Your task: Make an exact copy of the records, with the pictures left out.

Figure scripts
★ ★ ★ ★ ★ ★ ★

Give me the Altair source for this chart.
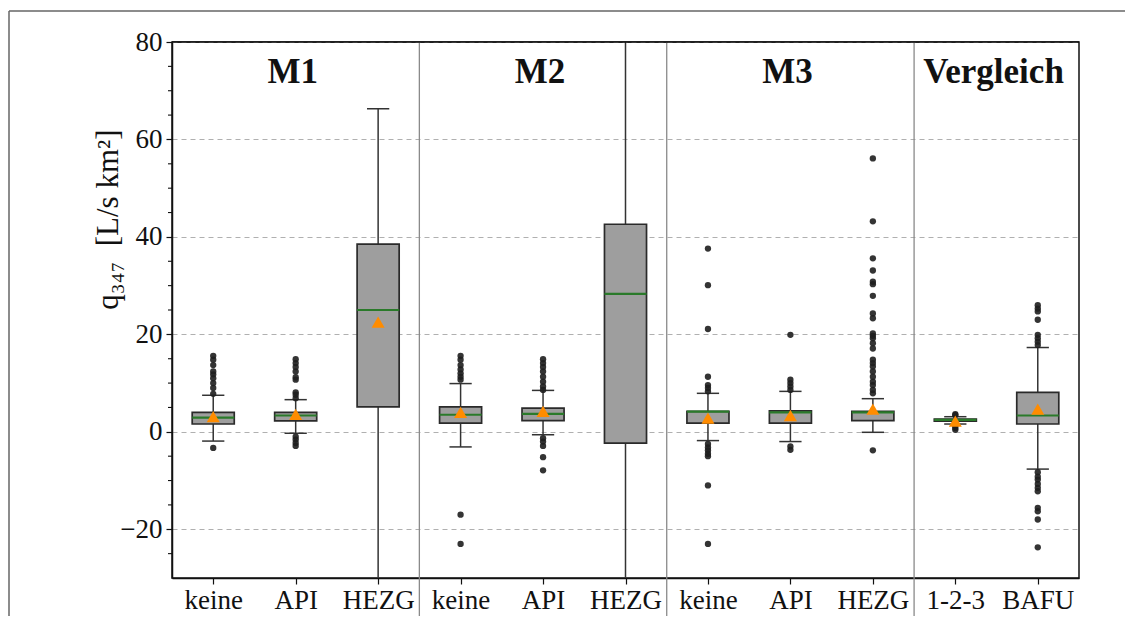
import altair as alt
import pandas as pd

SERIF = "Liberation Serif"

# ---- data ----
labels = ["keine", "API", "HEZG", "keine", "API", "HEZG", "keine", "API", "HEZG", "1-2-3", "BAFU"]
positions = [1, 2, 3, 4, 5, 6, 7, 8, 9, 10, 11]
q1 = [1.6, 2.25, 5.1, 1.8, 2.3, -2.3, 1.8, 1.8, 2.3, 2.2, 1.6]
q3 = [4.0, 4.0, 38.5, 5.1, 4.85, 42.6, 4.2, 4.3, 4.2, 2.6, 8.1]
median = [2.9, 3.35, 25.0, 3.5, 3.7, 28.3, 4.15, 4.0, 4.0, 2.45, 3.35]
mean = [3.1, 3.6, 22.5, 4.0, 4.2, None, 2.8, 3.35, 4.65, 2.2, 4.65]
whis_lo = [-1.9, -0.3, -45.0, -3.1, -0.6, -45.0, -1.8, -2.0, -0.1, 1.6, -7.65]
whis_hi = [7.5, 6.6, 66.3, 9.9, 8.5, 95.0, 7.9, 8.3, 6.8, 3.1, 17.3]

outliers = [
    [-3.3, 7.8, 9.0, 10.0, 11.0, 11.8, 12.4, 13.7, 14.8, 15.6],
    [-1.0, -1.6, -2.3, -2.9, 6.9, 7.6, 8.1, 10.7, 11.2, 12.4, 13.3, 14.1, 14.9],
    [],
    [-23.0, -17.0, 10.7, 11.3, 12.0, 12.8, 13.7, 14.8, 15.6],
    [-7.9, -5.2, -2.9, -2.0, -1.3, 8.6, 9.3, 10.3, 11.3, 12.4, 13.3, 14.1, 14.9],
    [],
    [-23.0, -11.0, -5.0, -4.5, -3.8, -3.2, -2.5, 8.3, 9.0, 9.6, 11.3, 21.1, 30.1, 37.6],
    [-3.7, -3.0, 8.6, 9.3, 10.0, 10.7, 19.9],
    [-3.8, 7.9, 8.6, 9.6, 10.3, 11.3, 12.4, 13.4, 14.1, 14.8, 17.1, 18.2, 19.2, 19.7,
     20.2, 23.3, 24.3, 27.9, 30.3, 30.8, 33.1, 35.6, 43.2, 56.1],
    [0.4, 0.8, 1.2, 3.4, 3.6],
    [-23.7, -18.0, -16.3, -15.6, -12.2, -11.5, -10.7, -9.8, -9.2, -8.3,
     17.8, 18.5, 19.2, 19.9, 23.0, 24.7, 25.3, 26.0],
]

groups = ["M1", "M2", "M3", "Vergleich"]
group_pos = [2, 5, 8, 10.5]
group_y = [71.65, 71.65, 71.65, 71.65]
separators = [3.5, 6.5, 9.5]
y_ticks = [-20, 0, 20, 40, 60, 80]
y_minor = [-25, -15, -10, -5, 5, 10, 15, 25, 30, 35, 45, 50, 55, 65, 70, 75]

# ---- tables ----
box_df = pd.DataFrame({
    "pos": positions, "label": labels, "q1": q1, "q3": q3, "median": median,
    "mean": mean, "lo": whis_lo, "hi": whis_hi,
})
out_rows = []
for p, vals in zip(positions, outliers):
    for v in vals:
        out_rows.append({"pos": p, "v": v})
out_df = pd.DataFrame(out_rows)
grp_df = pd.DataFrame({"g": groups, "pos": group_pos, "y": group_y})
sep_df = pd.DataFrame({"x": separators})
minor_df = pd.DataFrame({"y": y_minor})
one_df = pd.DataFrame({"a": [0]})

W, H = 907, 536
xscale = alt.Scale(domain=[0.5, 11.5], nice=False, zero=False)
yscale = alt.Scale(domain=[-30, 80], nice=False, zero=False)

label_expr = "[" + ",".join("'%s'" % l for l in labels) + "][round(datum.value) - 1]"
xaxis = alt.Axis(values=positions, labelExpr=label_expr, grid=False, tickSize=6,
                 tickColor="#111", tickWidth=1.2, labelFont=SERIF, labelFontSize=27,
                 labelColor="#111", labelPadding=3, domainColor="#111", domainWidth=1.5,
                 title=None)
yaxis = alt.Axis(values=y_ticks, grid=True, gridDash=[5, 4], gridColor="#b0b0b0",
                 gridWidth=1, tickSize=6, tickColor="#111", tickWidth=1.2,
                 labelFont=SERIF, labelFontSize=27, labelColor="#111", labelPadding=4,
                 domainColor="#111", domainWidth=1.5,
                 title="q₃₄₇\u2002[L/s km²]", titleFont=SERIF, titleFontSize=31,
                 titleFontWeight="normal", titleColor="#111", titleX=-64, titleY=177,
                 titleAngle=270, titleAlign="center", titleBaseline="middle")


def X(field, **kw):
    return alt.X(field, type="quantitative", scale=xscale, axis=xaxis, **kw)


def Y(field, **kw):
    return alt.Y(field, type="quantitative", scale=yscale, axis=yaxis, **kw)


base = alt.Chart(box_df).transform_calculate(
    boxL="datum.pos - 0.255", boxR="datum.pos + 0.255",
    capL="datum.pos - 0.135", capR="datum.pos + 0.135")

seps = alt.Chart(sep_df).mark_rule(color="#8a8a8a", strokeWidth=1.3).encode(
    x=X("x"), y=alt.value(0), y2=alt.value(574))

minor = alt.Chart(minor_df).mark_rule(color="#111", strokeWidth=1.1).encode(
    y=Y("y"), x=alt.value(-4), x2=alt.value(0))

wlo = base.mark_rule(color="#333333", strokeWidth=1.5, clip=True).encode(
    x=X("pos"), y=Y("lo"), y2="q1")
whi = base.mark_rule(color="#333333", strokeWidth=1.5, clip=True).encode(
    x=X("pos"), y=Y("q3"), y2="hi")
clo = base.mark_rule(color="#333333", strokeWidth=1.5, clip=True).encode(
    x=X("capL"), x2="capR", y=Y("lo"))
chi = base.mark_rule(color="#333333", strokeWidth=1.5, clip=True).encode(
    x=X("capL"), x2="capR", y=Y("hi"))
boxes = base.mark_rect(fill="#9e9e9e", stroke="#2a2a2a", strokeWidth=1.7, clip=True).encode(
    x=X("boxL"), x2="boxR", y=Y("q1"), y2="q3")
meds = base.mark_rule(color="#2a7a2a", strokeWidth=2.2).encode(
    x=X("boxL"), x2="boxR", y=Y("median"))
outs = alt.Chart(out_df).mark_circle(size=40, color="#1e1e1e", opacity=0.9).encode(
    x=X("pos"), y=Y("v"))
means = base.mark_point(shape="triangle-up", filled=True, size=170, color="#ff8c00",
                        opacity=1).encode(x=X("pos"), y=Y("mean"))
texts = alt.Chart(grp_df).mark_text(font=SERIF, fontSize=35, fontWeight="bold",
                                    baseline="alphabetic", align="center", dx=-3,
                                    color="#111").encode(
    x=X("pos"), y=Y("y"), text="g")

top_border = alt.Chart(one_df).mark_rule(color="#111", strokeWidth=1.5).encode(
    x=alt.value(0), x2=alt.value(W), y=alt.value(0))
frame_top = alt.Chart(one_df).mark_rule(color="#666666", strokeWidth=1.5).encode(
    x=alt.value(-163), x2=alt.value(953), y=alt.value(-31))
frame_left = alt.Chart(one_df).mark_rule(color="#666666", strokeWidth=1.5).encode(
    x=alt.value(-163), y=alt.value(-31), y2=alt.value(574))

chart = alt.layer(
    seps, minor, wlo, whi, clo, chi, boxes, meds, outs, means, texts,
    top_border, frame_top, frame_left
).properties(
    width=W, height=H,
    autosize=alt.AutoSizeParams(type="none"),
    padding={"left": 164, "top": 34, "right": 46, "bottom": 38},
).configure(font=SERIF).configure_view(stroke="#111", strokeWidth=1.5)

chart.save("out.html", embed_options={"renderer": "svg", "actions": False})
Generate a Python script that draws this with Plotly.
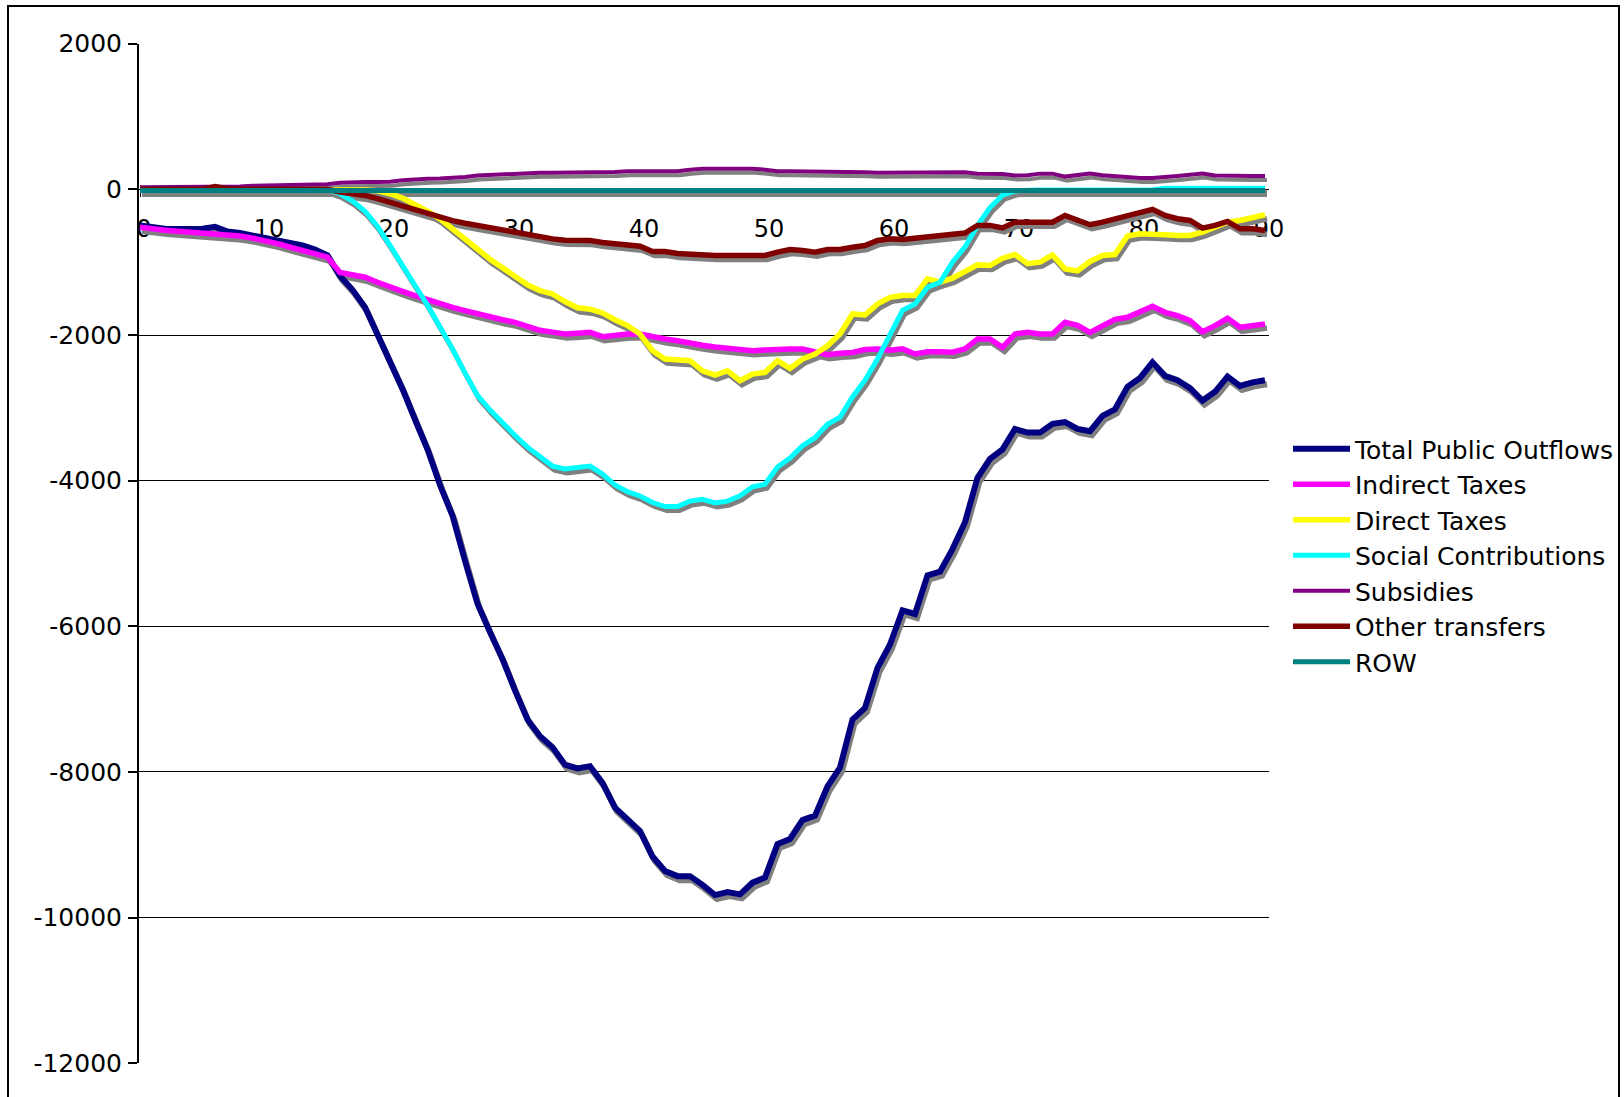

★ ★ ★ ★ ★ ★ ★

Output:
Give me the Altair source for this chart.
import altair as alt
import pandas as pd

SERIF = "Liberation Serif"

# ---- data ----
labels = ["keine", "API", "HEZG", "keine", "API", "HEZG", "keine", "API", "HEZG", "1-2-3", "BAFU"]
positions = [1, 2, 3, 4, 5, 6, 7, 8, 9, 10, 11]
q1 = [1.6, 2.25, 5.1, 1.8, 2.3, -2.3, 1.8, 1.8, 2.3, 2.2, 1.6]
q3 = [4.0, 4.0, 38.5, 5.1, 4.85, 42.6, 4.2, 4.3, 4.2, 2.6, 8.1]
median = [2.9, 3.35, 25.0, 3.5, 3.7, 28.3, 4.15, 4.0, 4.0, 2.45, 3.35]
mean = [3.1, 3.6, 22.5, 4.0, 4.2, None, 2.8, 3.35, 4.65, 2.2, 4.65]
whis_lo = [-1.9, -0.3, -45.0, -3.1, -0.6, -45.0, -1.8, -2.0, -0.1, 1.6, -7.65]
whis_hi = [7.5, 6.6, 66.3, 9.9, 8.5, 95.0, 7.9, 8.3, 6.8, 3.1, 17.3]

outliers = [
    [-3.3, 7.8, 9.0, 10.0, 11.0, 11.8, 12.4, 13.7, 14.8, 15.6],
    [-1.0, -1.6, -2.3, -2.9, 6.9, 7.6, 8.1, 10.7, 11.2, 12.4, 13.3, 14.1, 14.9],
    [],
    [-23.0, -17.0, 10.7, 11.3, 12.0, 12.8, 13.7, 14.8, 15.6],
    [-7.9, -5.2, -2.9, -2.0, -1.3, 8.6, 9.3, 10.3, 11.3, 12.4, 13.3, 14.1, 14.9],
    [],
    [-23.0, -11.0, -5.0, -4.5, -3.8, -3.2, -2.5, 8.3, 9.0, 9.6, 11.3, 21.1, 30.1, 37.6],
    [-3.7, -3.0, 8.6, 9.3, 10.0, 10.7, 19.9],
    [-3.8, 7.9, 8.6, 9.6, 10.3, 11.3, 12.4, 13.4, 14.1, 14.8, 17.1, 18.2, 19.2, 19.7,
     20.2, 23.3, 24.3, 27.9, 30.3, 30.8, 33.1, 35.6, 43.2, 56.1],
    [0.4, 0.8, 1.2, 3.4, 3.6],
    [-23.7, -18.0, -16.3, -15.6, -12.2, -11.5, -10.7, -9.8, -9.2, -8.3,
     17.8, 18.5, 19.2, 19.9, 23.0, 24.7, 25.3, 26.0],
]

groups = ["M1", "M2", "M3", "Vergleich"]
group_pos = [2, 5, 8, 10.5]
group_y = [71.65, 71.65, 71.65, 71.65]
separators = [3.5, 6.5, 9.5]
y_ticks = [-20, 0, 20, 40, 60, 80]
y_minor = [-25, -15, -10, -5, 5, 10, 15, 25, 30, 35, 45, 50, 55, 65, 70, 75]

# ---- tables ----
box_df = pd.DataFrame({
    "pos": positions, "label": labels, "q1": q1, "q3": q3, "median": median,
    "mean": mean, "lo": whis_lo, "hi": whis_hi,
})
out_rows = []
for p, vals in zip(positions, outliers):
    for v in vals:
        out_rows.append({"pos": p, "v": v})
out_df = pd.DataFrame(out_rows)
grp_df = pd.DataFrame({"g": groups, "pos": group_pos, "y": group_y})
sep_df = pd.DataFrame({"x": separators})
minor_df = pd.DataFrame({"y": y_minor})
one_df = pd.DataFrame({"a": [0]})

W, H = 907, 536
xscale = alt.Scale(domain=[0.5, 11.5], nice=False, zero=False)
yscale = alt.Scale(domain=[-30, 80], nice=False, zero=False)

label_expr = "[" + ",".join("'%s'" % l for l in labels) + "][round(datum.value) - 1]"
xaxis = alt.Axis(values=positions, labelExpr=label_expr, grid=False, tickSize=6,
                 tickColor="#111", tickWidth=1.2, labelFont=SERIF, labelFontSize=27,
                 labelColor="#111", labelPadding=3, domainColor="#111", domainWidth=1.5,
                 title=None)
yaxis = alt.Axis(values=y_ticks, grid=True, gridDash=[5, 4], gridColor="#b0b0b0",
                 gridWidth=1, tickSize=6, tickColor="#111", tickWidth=1.2,
                 labelFont=SERIF, labelFontSize=27, labelColor="#111", labelPadding=4,
                 domainColor="#111", domainWidth=1.5,
                 title="q₃₄₇\u2002[L/s km²]", titleFont=SERIF, titleFontSize=31,
                 titleFontWeight="normal", titleColor="#111", titleX=-64, titleY=177,
                 titleAngle=270, titleAlign="center", titleBaseline="middle")


def X(field, **kw):
    return alt.X(field, type="quantitative", scale=xscale, axis=xaxis, **kw)


def Y(field, **kw):
    return alt.Y(field, type="quantitative", scale=yscale, axis=yaxis, **kw)


base = alt.Chart(box_df).transform_calculate(
    boxL="datum.pos - 0.255", boxR="datum.pos + 0.255",
    capL="datum.pos - 0.135", capR="datum.pos + 0.135")

seps = alt.Chart(sep_df).mark_rule(color="#8a8a8a", strokeWidth=1.3).encode(
    x=X("x"), y=alt.value(0), y2=alt.value(574))

minor = alt.Chart(minor_df).mark_rule(color="#111", strokeWidth=1.1).encode(
    y=Y("y"), x=alt.value(-4), x2=alt.value(0))

wlo = base.mark_rule(color="#333333", strokeWidth=1.5, clip=True).encode(
    x=X("pos"), y=Y("lo"), y2="q1")
whi = base.mark_rule(color="#333333", strokeWidth=1.5, clip=True).encode(
    x=X("pos"), y=Y("q3"), y2="hi")
clo = base.mark_rule(color="#333333", strokeWidth=1.5, clip=True).encode(
    x=X("capL"), x2="capR", y=Y("lo"))
chi = base.mark_rule(color="#333333", strokeWidth=1.5, clip=True).encode(
    x=X("capL"), x2="capR", y=Y("hi"))
boxes = base.mark_rect(fill="#9e9e9e", stroke="#2a2a2a", strokeWidth=1.7, clip=True).encode(
    x=X("boxL"), x2="boxR", y=Y("q1"), y2="q3")
meds = base.mark_rule(color="#2a7a2a", strokeWidth=2.2).encode(
    x=X("boxL"), x2="boxR", y=Y("median"))
outs = alt.Chart(out_df).mark_circle(size=40, color="#1e1e1e", opacity=0.9).encode(
    x=X("pos"), y=Y("v"))
means = base.mark_point(shape="triangle-up", filled=True, size=170, color="#ff8c00",
                        opacity=1).encode(x=X("pos"), y=Y("mean"))
texts = alt.Chart(grp_df).mark_text(font=SERIF, fontSize=35, fontWeight="bold",
                                    baseline="alphabetic", align="center", dx=-3,
                                    color="#111").encode(
    x=X("pos"), y=Y("y"), text="g")

top_border = alt.Chart(one_df).mark_rule(color="#111", strokeWidth=1.5).encode(
    x=alt.value(0), x2=alt.value(W), y=alt.value(0))
frame_top = alt.Chart(one_df).mark_rule(color="#666666", strokeWidth=1.5).encode(
    x=alt.value(-163), x2=alt.value(953), y=alt.value(-31))
frame_left = alt.Chart(one_df).mark_rule(color="#666666", strokeWidth=1.5).encode(
    x=alt.value(-163), y=alt.value(-31), y2=alt.value(574))

chart = alt.layer(
    seps, minor, wlo, whi, clo, chi, boxes, meds, outs, means, texts,
    top_border, frame_top, frame_left
).properties(
    width=W, height=H,
    autosize=alt.AutoSizeParams(type="none"),
    padding={"left": 164, "top": 34, "right": 46, "bottom": 38},
).configure(font=SERIF).configure_view(stroke="#111", strokeWidth=1.5)

chart.save("out.html", embed_options={"renderer": "svg", "actions": False})
Generate a Python script that draws this with Plotly.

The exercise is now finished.